The church building was immediately an integral part of the community and in its 112 year history most of the local population have been involved worship and activity there.
One of the highlights of the year from 1906 and which survives in a different form today is a celebration of the churches anniversary on the second Sunday in May. Today the congregations of St. Anne and St. James join together for a service and a “Jacob’s join” lunch, but earlier years saw different activities. The first anniversary in 1906 was marked with two services, one at 3.00 pm and one at 6.30 pm. According to reports from the time both services were well attended and the preacher was Rev Goodacre – Curate of Atherton. In addition the collections at both services of £30.5s.7d was a record amount!
In subsequent years the anniversary became known as Sermons Sunday. The congregation would meet in the morning for a short service in church followed by a walk of witness around the area. The procession was traditionally led by the children including the “little singers”. These were traditionally little girls from the Sunday School who would be taught to sing two hymns, one for the afternoon service held after the walk and the other for Evensong. They were all dressed in white dresses and wore veils. There are a few older ladies in the village who have been little singers!
Other events included the choir and Sunday School picnic, a children’s party and prize giving held annually in January, an annual congregational party and a particular highlight – the New Years Eve Dance. Tickets for this dance were in huge demand with traditional ballroom dancing being the order of the day. In recent years the Harvest Supper and Hoe Down had been a particular favourite as have recent ladies afternoon teas and the annual picnic and games afternoon at Witton Country Park, held after the last Children Church before the summer holidays. To celebrate the Queens diamond jubilee Children’s Church decorated a float for the parade from Turton Tower to the Barlow Institute with our own “Queen” in pouring rain. The last couple of years has also seen the initiation of parish breakfast on the fifth Sunday in the month and the commencement of the Palm Sunday walk of witness from St. James to St. Annes fuelled by bacon or sausage sandwiches and accompanied by Roly the donkey.

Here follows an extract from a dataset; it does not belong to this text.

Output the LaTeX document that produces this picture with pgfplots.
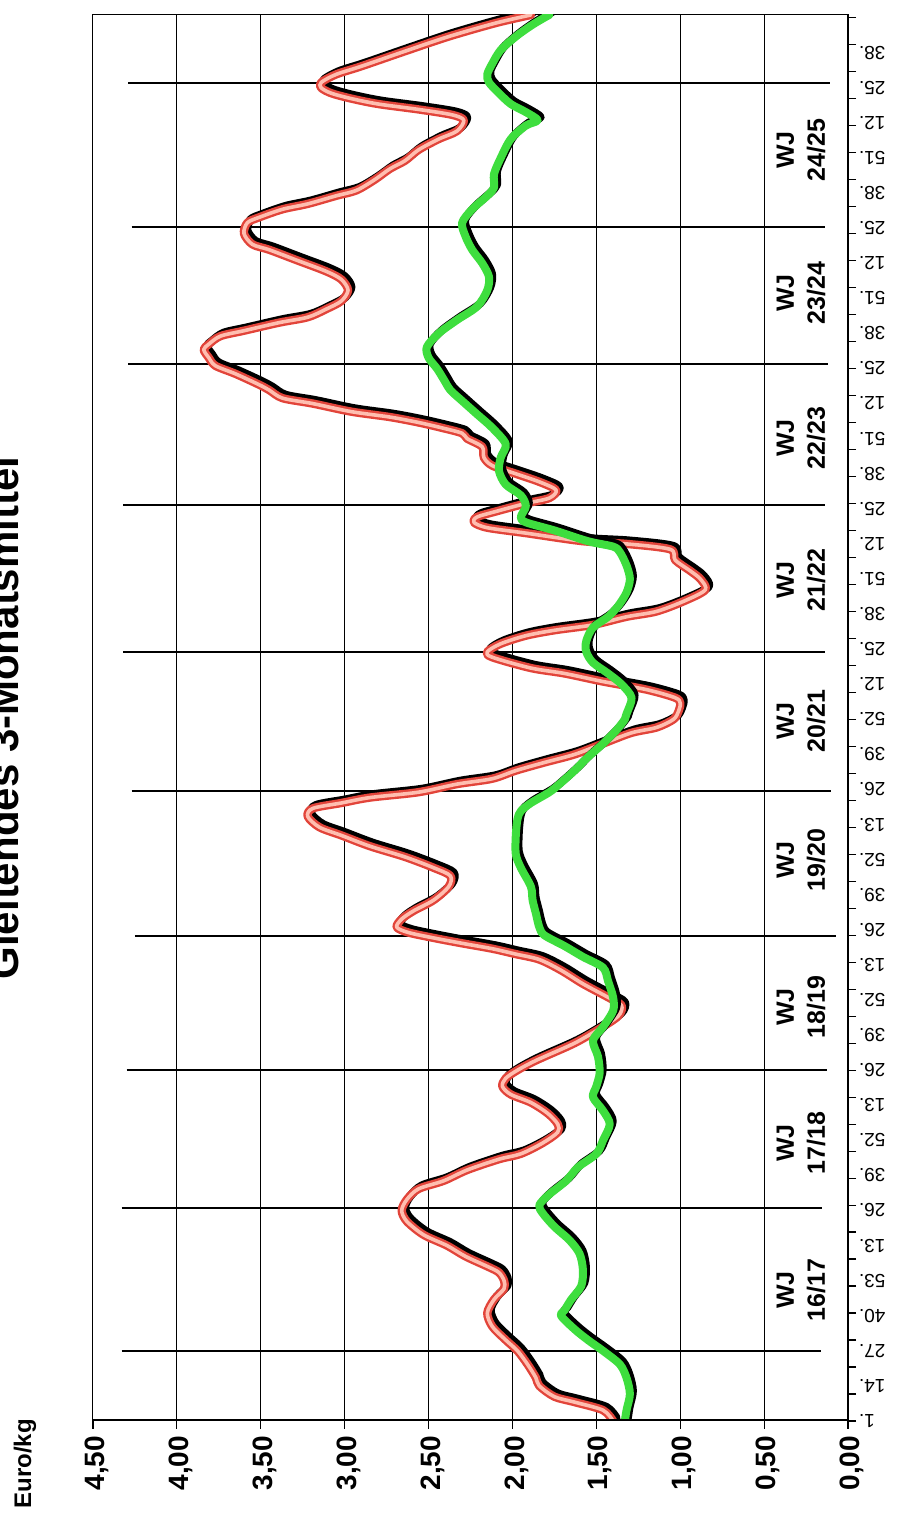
\documentclass[border=0pt]{standalone}
\usepackage{fontspec}
\setmainfont{Liberation Sans}
\usepackage{pgfplots}
\usepackage{pgfplotstable}
\pgfplotsset{compat=1.18}
\definecolor{redb}{RGB}{226,68,58}
\definecolor{pinkf}{RGB}{255,190,176}
\definecolor{grn}{RGB}{62,222,62}

\pgfplotstableread{
t v
1 1.40
5 1.46
8 1.63
10 1.75
14 1.84
17 1.86
22 1.91
27 1.97
31 2.04
36 2.12
41 2.15
46 2.11
50 2.05
53 2.05
56 2.08
58 2.14
62 2.28
66 2.39
70 2.53
75 2.63
79 2.66
83 2.63
87 2.56
90 2.41
94 2.27
98 2.08
100 1.95
104 1.82
108 1.73
111 1.73
115 1.79
119 1.89
122 2.01
125 2.06
128 2.04
131 1.97
134 1.88
136 1.81
141 1.63
146 1.49
151 1.37
155 1.35
158 1.43
163 1.58
168 1.71
172 1.84
174 1.98
176 2.12
178 2.30
180 2.47
182 2.62
184 2.69
187 2.66
190 2.59
194 2.47
199 2.38
203 2.37
206 2.47
210 2.64
214 2.85
218 3.02
221 3.15
225 3.22
228 3.19
230 3.02
232 2.85
234 2.56
237 2.33
239 2.12
242 1.98
245 1.81
248 1.63
252 1.46
256 1.29
258 1.14
261 1.04
264 1.01
267 1.00
269 1.03
272 1.20
275 1.46
278 1.69
280 1.89
284 2.12
286 2.15
289 2.07
292 1.92
294 1.75
296 1.52
299 1.32
301 1.14
305 0.97
309 0.85
313 0.88
316 0.94
320 1.03
324 1.06
326 1.32
327 1.58
330 1.92
332 2.15
334 2.23
336 2.21
338 2.10
341 1.92
343 1.78
346 1.74
349 1.84
352 1.98
355 2.12
358 2.17
362 2.18
365 2.27
367 2.30
369 2.42
371 2.56
373 2.73
375 2.96
378 3.19
380 3.37
383 3.45
385 3.51
389 3.65
392 3.77
395 3.81
398 3.84
400 3.81
403 3.74
405 3.60
408 3.39
410 3.22
413 3.11
416 3.02
420 2.98
424 3.02
427 3.11
431 3.28
435 3.45
437 3.55
441 3.60
445 3.58
447 3.51
450 3.37
452 3.22
455 3.05
457 2.93
461 2.82
465 2.73
468 2.64
472 2.56
476 2.44
479 2.33
483 2.29
485 2.36
487 2.56
489 2.80
491 2.96
493 3.08
495 3.14
497 3.14
500 3.05
503 2.90
509 2.62
514 2.38
519 2.10
522 1.89
}\redtab

\pgfplotstableread{
t v
1 1.33
5 1.32
11 1.30
17 1.32
22 1.36
27 1.46
31 1.55
35 1.63
40 1.71
42 1.69
46 1.65
51 1.59
57 1.58
63 1.60
68 1.66
73 1.75
78 1.82
81 1.84
85 1.78
90 1.68
95 1.61
100 1.50
105 1.46
111 1.42
116 1.46
121 1.52
125 1.50
130 1.48
136 1.49
142 1.52
147 1.46
153 1.40
158 1.40
164 1.43
169 1.46
173 1.58
177 1.69
181 1.81
184 1.84
189 1.86
194 1.88
199 1.89
206 1.95
211 1.98
218 1.98
224 1.97
227 1.95
230 1.89
234 1.78
237 1.72
242 1.63
247 1.55
252 1.46
257 1.38
261 1.33
263 1.32
269 1.29
274 1.35
278 1.43
282 1.52
286 1.56
290 1.56
295 1.52
299 1.43
303 1.37
308 1.32
313 1.30
318 1.32
323 1.36
325 1.40
327 1.55
331 1.75
334 1.92
336 1.95
340 1.92
344 1.95
348 2.04
353 2.08
358 2.07
363 2.04
369 2.12
374 2.21
379 2.30
383 2.37
387 2.41
391 2.45
395 2.50
399 2.51
404 2.44
409 2.33
414 2.21
420 2.15
425 2.14
430 2.18
435 2.24
440 2.28
445 2.30
450 2.24
455 2.15
458 2.11
463 2.11
469 2.07
476 2.01
481 1.92
483 1.85
486 1.92
489 2.01
493 2.08
497 2.14
500 2.15
504 2.12
509 2.07
514 1.98
518 1.89
521 1.81
522 1.78
}\grntab

\begin{document}
\begin{tikzpicture}
\path[use as bounding box] (0,0) rectangle (450.5pt,756.5pt);
\node[rotate=90, anchor=base, font=\bfseries\fontsize{21}{25}\selectfont] at (9pt,397.5pt) {Gleitendes 3-Monatsmittel};
\node[rotate=90, font=\bfseries\fontsize{12}{14}\selectfont] at (12.5pt,24.5pt) {Euro/kg};
\begin{axis}[
  at={(46.5pt,46pt)}, anchor=south west,
  width=377.5pt, height=703pt, scale only axis,
  xmin=0, xmax=4.5, ymin=1, ymax=522,
  x dir=reverse,
  axis line style={line width=0.5pt, black},
  xtick={0,0.5,1,1.5,2,2.5,3,3.5,4,4.5},
  xticklabels={{0,00},{0,50},{1,00},{1,50},{2,00},{2,50},{3,00},{3,50},{4,00},{4,50}},
  xtick pos=left,
  ytick pos=right,
  tick align=outside,
  major tick length=4pt,
  minor tick length=4pt,
  tick style={black, line width=0.6pt},
  major y tick style={draw=none},
  minor y tick style={black, line width=0.6pt},
  xmajorgrids,
  grid style={line width=0.5pt, black},
  xticklabel style={rotate=90, anchor=east, yshift=-2pt, font=\bfseries\fontsize{14}{16}\selectfont},
  ytick={1,14,...,508},
  minor ytick={1,11,...,521},
  yticklabels={1.,14.,27.,40.,53.,13.,26.,39.,52.,13.,26.,39.,52.,13.,26.,39.,52.,13.,26.,39.,52.,12.,25.,38.,51.,12.,25.,38.,51.,12.,25.,38.,51.,12.,25.,38.,51.,12.,25.,38.},
  yticklabel pos=right,
  yticklabel style={rotate=180, anchor=east, xshift=2pt, font=\fontsize{9.5}{11}\selectfont},
]
% WJ separator lines
\draw[line width=0.85pt] (axis cs:4.33,26.9) -- (axis cs:0.16,26.9);
\draw[line width=0.85pt] (axis cs:4.33,79.8) -- (axis cs:0.155,79.8);
\draw[line width=0.85pt] (axis cs:4.30,131.0) -- (axis cs:0.125,131.0);
\draw[line width=0.85pt] (axis cs:4.25,180.8) -- (axis cs:0.07,180.8);
\draw[line width=0.85pt] (axis cs:4.27,234.4) -- (axis cs:0.10,234.4);
\draw[line width=0.85pt] (axis cs:4.32,286.0) -- (axis cs:0.14,286.0);
\draw[line width=0.85pt] (axis cs:4.32,340.4) -- (axis cs:0.14,340.4);
\draw[line width=0.85pt] (axis cs:4.29,392.6) -- (axis cs:0.12,392.6);
\draw[line width=0.85pt] (axis cs:4.27,443.4) -- (axis cs:0.14,443.4);
\draw[line width=0.85pt] (axis cs:4.29,496.9) -- (axis cs:0.11,496.9);
% red series with shadow
\addplot[smooth, line width=4.2pt, black, line cap=round, line join=round, xshift=1.6pt, yshift=1.6pt] table[x=v, y=t] {\redtab};
\addplot[smooth, line width=4.2pt, redb, line cap=round, line join=round] table[x=v, y=t] {\redtab};
\addplot[smooth, line width=1.8pt, pinkf, line cap=round, line join=round] table[x=v, y=t] {\redtab};
% green series with shadow
\addplot[smooth, line width=4pt, black, line cap=round, line join=round, xshift=1.5pt, yshift=1.5pt] table[x=v, y=t] {\grntab};
\addplot[smooth, line width=4pt, grn, line cap=round, line join=round] table[x=v, y=t] {\grntab};
% axis lines
\draw[line width=1.5pt] (axis cs:0,1) -- (axis cs:4.5,1);
\draw[line width=1pt] (axis cs:0,1) -- (axis cs:0,522);
% WJ labels
\begin{scope}[every node/.style={rotate=90, align=center, font=\bfseries\fontsize{12.5}{15.5}\selectfont}]
\node at (axis cs:0.28,49.5) {WJ\\16/17};
\node at (axis cs:0.28,104) {WJ\\17/18};
\node at (axis cs:0.28,154.4) {WJ\\18/19};
\node at (axis cs:0.28,208.9) {WJ\\19/20};
\node at (axis cs:0.28,260.4) {WJ\\20/21};
\node at (axis cs:0.28,312.6) {WJ\\21/22};
\node at (axis cs:0.28,365.2) {WJ\\22/23};
\node at (axis cs:0.28,418.9) {WJ\\23/24};
\node at (axis cs:0.28,471.9) {WJ\\24/25};
\end{scope}
\end{axis}
\end{tikzpicture}
\end{document}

Over the years many different groups have met at St. James including the Men’s Club, Brownies, Guides, Beavers, Cubs and Scouts, the Young Farmers and Scallywag’s play group. For whatever reason, many people passed through the doors of St. James.
There was little investment in the building until the 1980s when this really started to show. There followed a period of some improvements including moving the staircase. Around 2000 a consented effort to improve the structure began and various grants were obtained to replace windows, improve the roof, renew electrics and overhaul the kitchen facilities.. Around the centenary in 2005 an appeal was launched to fund a disabled access ramp to the front and this was followed by the replacement of the original chairs – which were second hand from a church in Chorlton-cum-Hardy – and were actually sold on to a restaurant.
The centenary of St. James in 2005 culminated in a series events held around the second weekend in May. On the 11th of May a tea dance was held for the older members of the parish, echoing the dances held in years gone by. On the 13th May the hall at St James was again filled with music and dancing with a barn dance and barbecue. On Sunday 15th May there was a joint service of celebration followed by lunch at which the newly replaced chancel window was dedicated having been donated in memory of Annie and Henry Oddie. In the evening there was a service of holy communion and thanksgiving for St. James.
Since the centenary St. James has continued to flourish as an integral part of parish of St. Anne, Turton and the village community.